L’impact de cette violence sur la production agricole nationale inquiète également les économistes, dans un contexte où Haïti dépend déjà largement des importations alimentaires pour nourrir sa population.
Questions sans réponses
Plusieurs interrogations demeurent sans réponse suite à ce massacre. Quelles sont les motivations réelles qui ont poussé la Coalition à s’attaquer à des cultivateurs paisibles ? S’agit-il d’un conflit foncier, d’une guerre de territoire, ou d’une dérive pure et simple vers la criminalité ?
Les autorités haïtiennes n’ont pas encore réagi officiellement à ce drame, soulevant des questions sur leur capacité ou leur volonté d’enquêter sur ces crimes atroces. L’absence de réaction forte risque d’encourager d’autres groupes armés à commettre des exactions similaires.

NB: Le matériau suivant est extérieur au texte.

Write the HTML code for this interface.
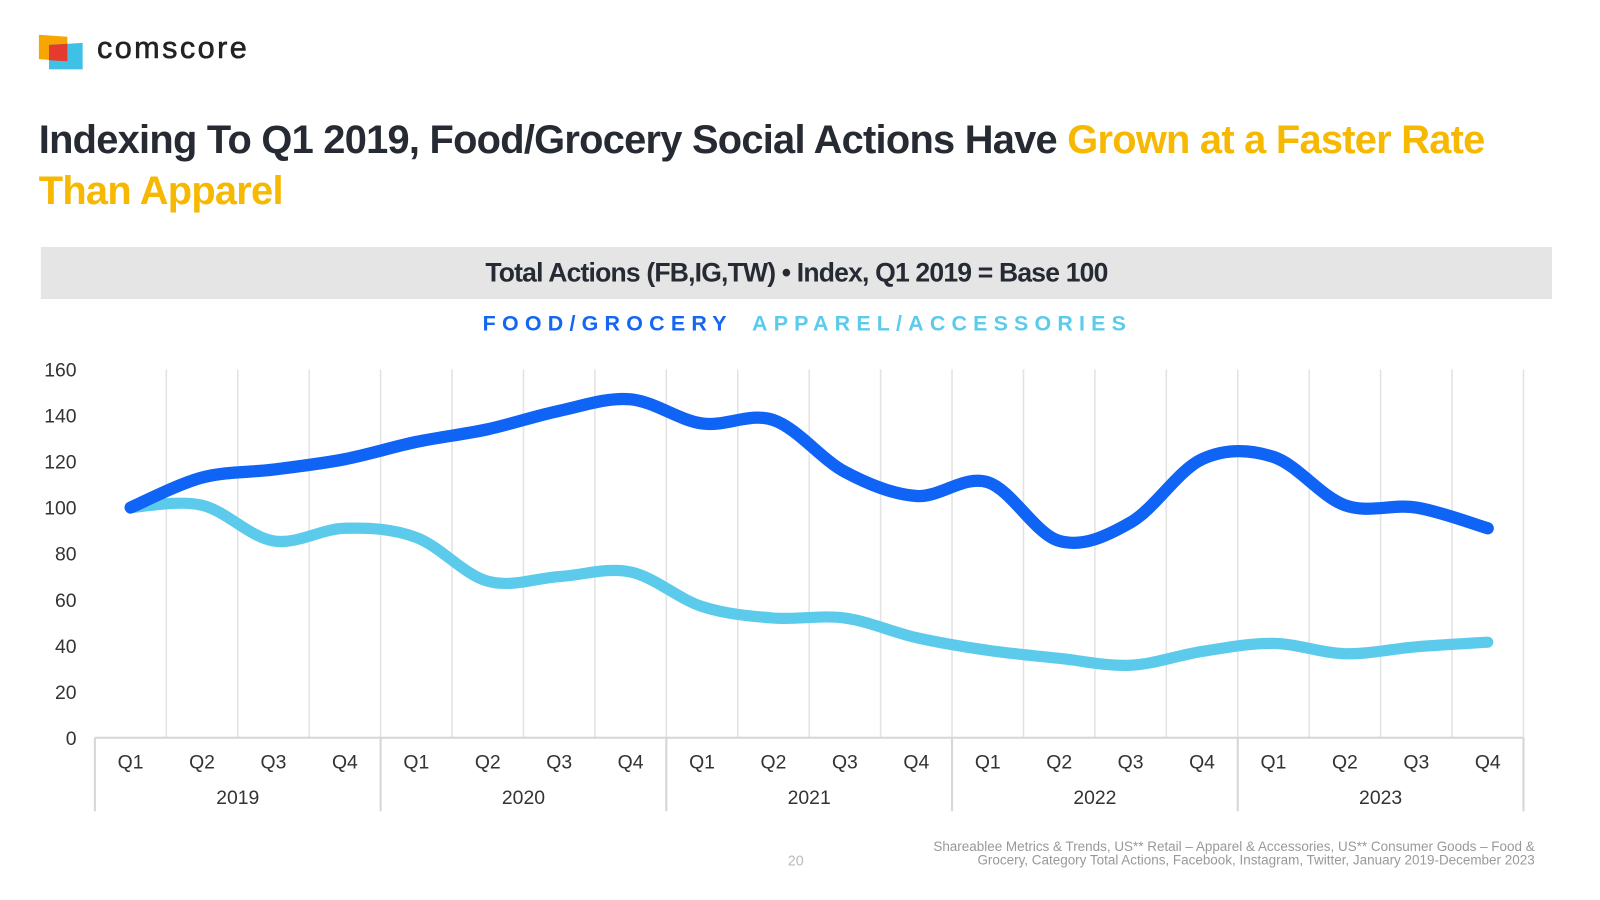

Un appel à la justice internationale
Face à l’ampleur de ce massacre et aux défaillances apparentes du système judiciaire national, des voix s’élèvent pour réclamer une intervention de la justice internationale. « Ces crimes contre l’humanité ne peuvent rester impunis », déclare un défenseur des droits humains qui a requis l’anonymat pour des raisons de sécurité.
Les organisations internationales de défense des droits humains sont appelées à documenter ces atrocités et à exercer une pression sur les autorités haïtiennes pour qu’une enquête approfondie soit menée et que les responsables soient traduits en justice.
Un deuil national silencieux
Alors que les familles de Préval pleurent leurs morts dans la douleur et la peur, ce massacre résonne comme un nouveau coup porté à l’espoir d’un Haïti paisible et prospère. Pour les millions d’Haïtiens qui rêvent d’un retour aux sources agricoles et d’un développement rural durable, les images de ce carnage rappellent cruellement la fragilité de toute initiative de reconstruction dans un environnement sécuritaire aussi dégradé.
Les corps de ces paysans, jetés dans le fleuve Artibonite qui irrigue les terres qu’ils cultivaient, portent le symbole tragique d’un pays où ceux qui nourrissent la nation sont parfois les premières victimes de la violence aveugle qui la ronge.